▶ SET EXERCISE: Copy out the listing in full, exactly as written, but not its pictures.

▶ MATERIAL PROVIDED:
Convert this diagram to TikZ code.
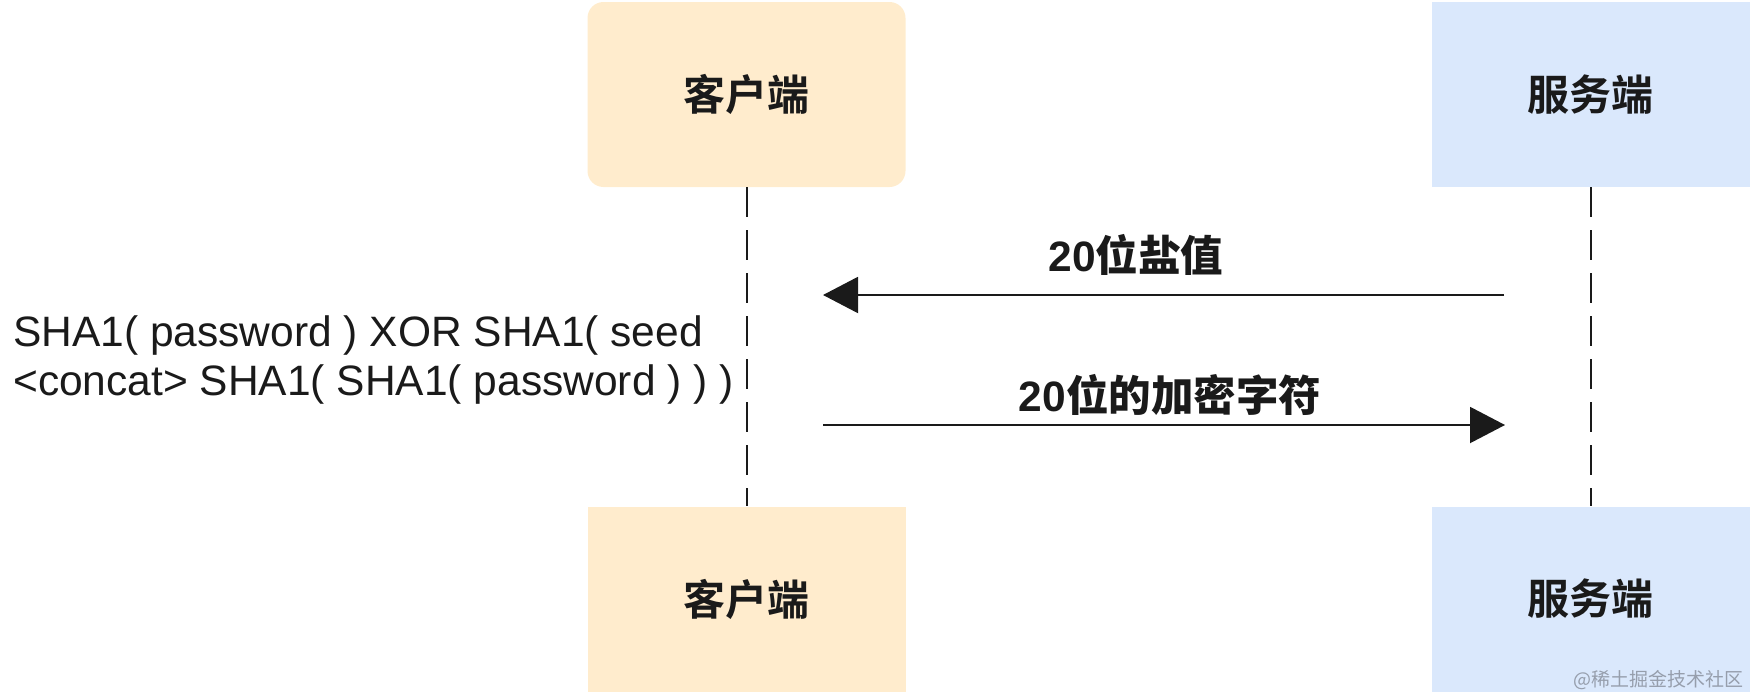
\documentclass[tikz,border=0pt]{standalone}
\usepackage{fontspec}
\setmainfont{Liberation Sans}
\newfontfamily\cjkb{Noto Sans CJK SC Bold}
\newfontfamily\cjkr{Noto Sans CJK SC}
\usetikzlibrary{arrows.meta}
\definecolor{clientfill}{RGB}{255,236,205}
\definecolor{serverfill}{RGB}{218,232,252}
\definecolor{ink}{RGB}{26,26,26}
\definecolor{wmark}{RGB}{150,158,172}
\begin{document}
\begin{tikzpicture}[x=1pt,y=-1pt,
  actor/.style={rectangle,draw=none,inner sep=0pt,minimum width=318pt,minimum height=185pt,font=\cjkb\fontsize{42}{50}\selectfont,text=ink},
  client/.style={actor,fill=clientfill},
  server/.style={actor,fill=serverfill},
  lifeline/.style={draw=ink,line width=2pt,dash pattern=on 30pt off 13pt},
  msg/.style={draw=ink,line width=2pt,-{Triangle[length=35pt,width=36pt]}},
  msglabel/.style={font=\bfseries\fontsize{42.5}{50}\selectfont,text=ink,inner sep=0pt},
]
\useasboundingbox (0,0) rectangle (1752,696);
\node[client,rounded corners=16pt] (ctop) at (746.5,94.5) {客户端};
\node[server] (stop) at (1590.5,94.5) {服务端};
\node[client] (cbot) at (746.5,599) {客户端};
\node[server] (sbot) at (1590.5,599) {服务端};
\draw[lifeline] (ctop.south) -- (cbot.north);
\draw[lifeline] (stop.south) -- (sbot.north);
\coordinate (m1s) at (1504,295);
\coordinate (m1e) at (823,295);
\coordinate (m2s) at (823,425);
\coordinate (m2e) at (1505,425);
\draw[msg] (m1s) -- (m1e);
\draw[msg] (m2s) -- (m2e);
\node[msglabel] (l1) at (1136,255) {20{\cjkb 位盐值}};
\node[msglabel] (l2) at (1170,395) {20{\cjkb 位的加密字符}};
\node[anchor=west,align=left,inner sep=0pt,text=ink,font=\fontsize{42.5}{48.5}\selectfont] (calc) at (13,360)
  {SHA1( password ) XOR SHA1( seed\\<concat> SHA1( SHA1( password ) ) )};
\node[anchor=east,text=wmark,inner sep=0pt,font=\cjkr\fontsize{19}{23}\selectfont] (wm) at (1744,680) {@稀土掘金技术社区};
\end{tikzpicture}
\end{document}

▶ EXPECTED OUTPUT:
Convert this diagram to TikZ code.
\documentclass[tikz,border=0pt]{standalone}
\usepackage{fontspec}
\setmainfont{Liberation Sans}
\newfontfamily\cjkb{Noto Sans CJK SC Bold}
\newfontfamily\cjkr{Noto Sans CJK SC}
\usetikzlibrary{arrows.meta}
\definecolor{clientfill}{RGB}{255,236,205}
\definecolor{serverfill}{RGB}{218,232,252}
\definecolor{ink}{RGB}{26,26,26}
\definecolor{wmark}{RGB}{150,158,172}
\begin{document}
\begin{tikzpicture}[x=1pt,y=-1pt,
  actor/.style={rectangle,draw=none,inner sep=0pt,minimum width=318pt,minimum height=185pt,font=\cjkb\fontsize{42}{50}\selectfont,text=ink},
  client/.style={actor,fill=clientfill},
  server/.style={actor,fill=serverfill},
  lifeline/.style={draw=ink,line width=2pt,dash pattern=on 30pt off 13pt},
  msg/.style={draw=ink,line width=2pt,-{Triangle[length=35pt,width=36pt]}},
  msglabel/.style={font=\bfseries\fontsize{42.5}{50}\selectfont,text=ink,inner sep=0pt},
]
\useasboundingbox (0,0) rectangle (1752,696);
\node[client,rounded corners=16pt] (ctop) at (746.5,94.5) {客户端};
\node[server] (stop) at (1590.5,94.5) {服务端};
\node[client] (cbot) at (746.5,599) {客户端};
\node[server] (sbot) at (1590.5,599) {服务端};
\draw[lifeline] (ctop.south) -- (cbot.north);
\draw[lifeline] (stop.south) -- (sbot.north);
\coordinate (m1s) at (1504,295);
\coordinate (m1e) at (823,295);
\coordinate (m2s) at (823,425);
\coordinate (m2e) at (1505,425);
\draw[msg] (m1s) -- (m1e);
\draw[msg] (m2s) -- (m2e);
\node[msglabel] (l1) at (1136,255) {20{\cjkb 位盐值}};
\node[msglabel] (l2) at (1170,395) {20{\cjkb 位的加密字符}};
\node[anchor=west,align=left,inner sep=0pt,text=ink,font=\fontsize{42.5}{48.5}\selectfont] (calc) at (13,360)
  {SHA1( password ) XOR SHA1( seed\\<concat> SHA1( SHA1( password ) ) )};
\node[anchor=east,text=wmark,inner sep=0pt,font=\cjkr\fontsize{19}{23}\selectfont] (wm) at (1744,680) {@稀土掘金技术社区};
\end{tikzpicture}
\end{document}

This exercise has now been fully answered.